THE DEPARTMENT OF WORDS MATTER IS OPEN AGAIN – TO QUESTION THE WORD “TRANSPARENCY”

Perspective from the 19th Hole is the title I chose for my personal blog, which is meant to give me an outlet for one of my favorite crafts – writing – plus to use an image from my favorite sport, golf.  Out of college, my first job was as a reporter for the Daily Astorian in Astoria, Oregon, and I went on from there to practice writing in all my professional positions, including as press secretary in Washington, D.C. for a Democrat Congressman from Oregon (Les AuCoin), as an Oregon state government manager in Salem and Portland, as press secretary for Oregon’s last Republican governor (Vic Atiyeh), and as a private sector lobbyist.  This blog also allows me to link another favorite pastime – politics and the art of developing public policy – to what I write.  I could have called this blog “Middle Ground,” for that is what I long for in both politics and golf.  The middle ground is often where the best public policy decisions lie.  And it is where you want to be on a golf course.

Opening the Department of Words Matter allows me to underline one of the words I don’t like much these days – transparency.
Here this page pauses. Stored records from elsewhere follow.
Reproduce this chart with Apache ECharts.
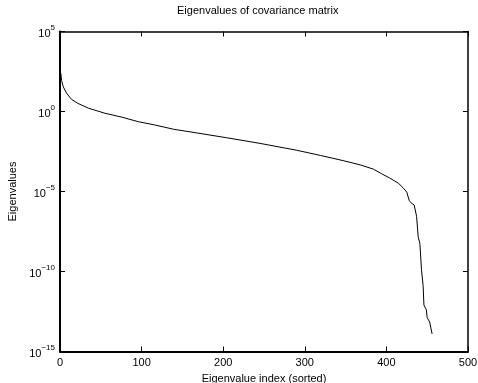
<!DOCTYPE html>
<html>
<head>
<meta charset="utf-8">
<script src="https://cdn.jsdelivr.net/npm/echarts@6/dist/echarts.min.js"></script>
<style>html,body{margin:0;padding:0;background:#fff}#c{width:478px;height:383px}</style>
</head>
<body>
<div id="c"></div>
<script>
// Eigenvalue index (sorted)
var indices = [1, 2, 4, 8, 14, 22, 35, 55, 76, 96, 116, 139, 163, 204, 245, 290, 319, 347, 368, 384, 394, 404, 415, 421, 425, 428, 431, 434, 437, 439, 441, 443, 445, 446, 449, 450, 453, 456];
// Eigenvalues
var eigenvalues = [250, 85, 35, 14, 5.8, 3.2, 1.6, 0.78, 0.44, 0.23, 0.145, 0.078, 0.05, 0.023, 0.0102, 0.0038, 0.0018, 8.5e-4, 4.6e-4, 2.5e-4, 1.3e-4, 7e-5, 3.2e-5, 1.6e-5, 9e-6, 2.7e-6, 1.8e-6, 1.45e-6, 2.8e-7, 1.4e-8, 5.8e-9, 1.3e-10, 1.3e-11, 8e-13, 4e-13, 1.3e-13, 7e-14, 1.25e-14];
var xTicks = [0, 100, 200, 300, 400, 500];
var yTickExponents = [-15, -10, -5, 0, 5];

var font = 'Liberation Sans, Arial, Helvetica, sans-serif';
var pts = indices.map(function (x, k) { return [x, eigenvalues[k]]; });

function supLabel(v) {
  var e = Math.round(Math.log10(v));
  if (yTickExponents.indexOf(e) < 0) return '';
  var s = e < 0 ? '\u2212' + (-e) : '' + e;
  return '{b|10}{s|' + s + '}';
}

var chart = echarts.init(document.getElementById('c'), null, {renderer: 'canvas'});
var axisLineMain = {show: true, onZero: false, lineStyle: {color: '#000', width: 2}};
var axisLineOpp = {show: true, onZero: false, lineStyle: {color: '#000', width: 1.5}};
var tick = {show: true, inside: true, length: 5, lineStyle: {color: '#000', width: 1}};
chart.setOption({
  animation: false,
  backgroundColor: '#fff',
  title: {
    text: 'Eigenvalues of covariance matrix',
    left: 172, top: 0,
    textStyle: {fontFamily: font, fontSize: 11, fontWeight: 'normal', color: '#000'}
  },
  grid: {left: 60, right: 10, top: 31.5, bottom: 31.5, containLabel: false, outerBoundsMode: 'none'},
  xAxis: [{
    type: 'value', min: 0, max: 500, interval: 100, position: 'bottom',
    name: 'Eigenvalue index (sorted)', nameLocation: 'middle', nameGap: 21,
    nameTextStyle: {fontFamily: font, fontSize: 11, color: '#000'},
    axisLine: axisLineMain, axisTick: tick, splitLine: {show: false},
    axisLabel: {fontFamily: font, fontSize: 11, color: '#000', margin: 6,
      formatter: function (v) { return xTicks.indexOf(v) >= 0 ? String(v) : ''; }}
  }, {
    type: 'value', min: 0, max: 500, interval: 100, position: 'top',
    axisLine: axisLineOpp, axisTick: tick, splitLine: {show: false}, axisLabel: {show: false}
  }],
  yAxis: [{
    type: 'log', logBase: 10, min: 1e-15, max: 1e5, interval: 5, position: 'left',
    name: 'Eigenvalues', nameLocation: 'middle', nameGap: 40, nameRotate: 90,
    nameTextStyle: {fontFamily: font, fontSize: 11, color: '#000'},
    axisLine: axisLineMain, axisTick: tick, splitLine: {show: false},
    axisLabel: {
      fontFamily: font, color: '#000', margin: 5,
      formatter: supLabel,
      rich: {
        b: {fontFamily: font, fontSize: 11, color: '#000', lineHeight: 16, verticalAlign: 'bottom'},
        s: {fontFamily: font, fontSize: 8, color: '#000', lineHeight: 9, verticalAlign: 'top'}
      }
    }
  }, {
    type: 'log', logBase: 10, min: 1e-15, max: 1e5, interval: 5, position: 'right',
    axisLine: axisLineOpp, axisTick: tick, splitLine: {show: false}, axisLabel: {show: false}
  }],
  series: [{
    type: 'line', data: pts, xAxisIndex: 0, yAxisIndex: 0,
    showSymbol: false, symbol: 'none', smooth: false,
    lineStyle: {color: '#000', width: 1}
  }]
});
</script>
</body>
</html>
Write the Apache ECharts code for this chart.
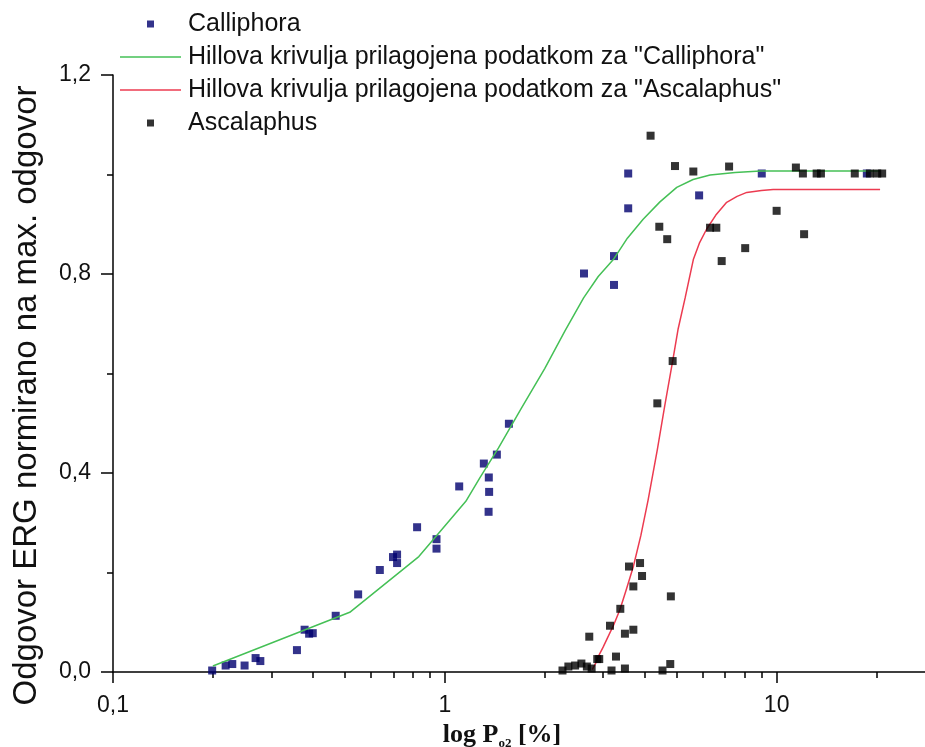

No one knows what it means, especially in politics.

It is just a code word political figures turn to as they seek to justify their actions.

Wall Street Journal writer Joseph Epstein wrote about this in an “essay” that appeared under this headline:  “I See Through Your Calls for ‘Transparency:’  Like all other vogue words, it will gradually lose its appeal and fall out of common use.”

Here are excerpts of what he wrote:

“Words, like clothes, can lose their elegance, come to seem inappropriate, sometimes even no longer quite fit.  They can also wear out from overuse.  Think ‘consumer society,’ think ‘lifestyle’ — vogue words of yesteryear. Think ‘tipping point,’ think ‘outlier’ — more recent vogue words now no longer altogether in vogue.

“Every now and then a word emerges from obscurity, or even from nothingness or a merely potential and not actual existence, into sudden popularity,” wrote H.W. Fowler, one of the small number of gods in my cultural pantheon.  ‘Ready acceptance of vogue-words seems to some people the sign of an alert mind; to others it stands for the herd instinct and lack of individuality.’

“Then there are ‘cant’ words deployed in ‘parrot-like appeal to principles, religious, moral, or scientific, that the speaker does not believe in or act upon or does not understand.”

That, Epstein writes, applies to the word “transparent.”

Here is how the dictionary defines the word:

“The quality of allowing light to pass through so that objects behind can be distinctly seen.”

Sounds good, but…

“In congressional hearings, in city councils, no doubt in psychotherapy sessions, transparency nowadays is regularly requested, even though many of the various people requesting surely must know that it isn’t really available.

“At the moment, with hundreds of drones flying over New Jersey and New York, and with no one knowing quite what they are doing there or whose they are, one hears from every quarter — senators, representatives, city officials, local citizens — the call for transparency about these flying objects.  None has been forthcoming, and so the calls continue, with transparent and transparency, at least for now, lodging themselves more firmly in the language.”

The word “transparent,” Epstein adds, “has several shades of meaning, and various synonyms, among them pellucid, diaphanous and translucent.  Transparent has itself become a baggy-pantsed synonym of sorts for ‘the truth.’  Politicians nowadays regularly call for transparency, though the majority of them are barred from delivering or even receiving it by their ideological blinders.”

Then, Epstein continues with a few solid sentences that indicate that, among other things, he knows how to use words well.

“Words can glimmer, glow, dance and sing, but they don’t always obey their users.  Transparent is such a word.  By now discerning people should be avoiding the word not like the plague (a cliché this discerning writer can’t allow himself) but sedulously.”

For me, a retired lobbyist, I heard the word “transparency” early on when it was used to describe the State of Oregon budget-making process.

Let’s make it transparent said those responsible for the challenge..

But the word was nearly useless. 

If you looked at the State of Oregon budget and tried to make sense of it, you would be at a loss.  So would other taxpayers who fund it.

Even to me, after so many years of involvement, I found the word to be opaque when it came to understanding the state budget.

So, if you hear the word, be skeptical, at least until you see that it actually does mean clarity of thought and effort.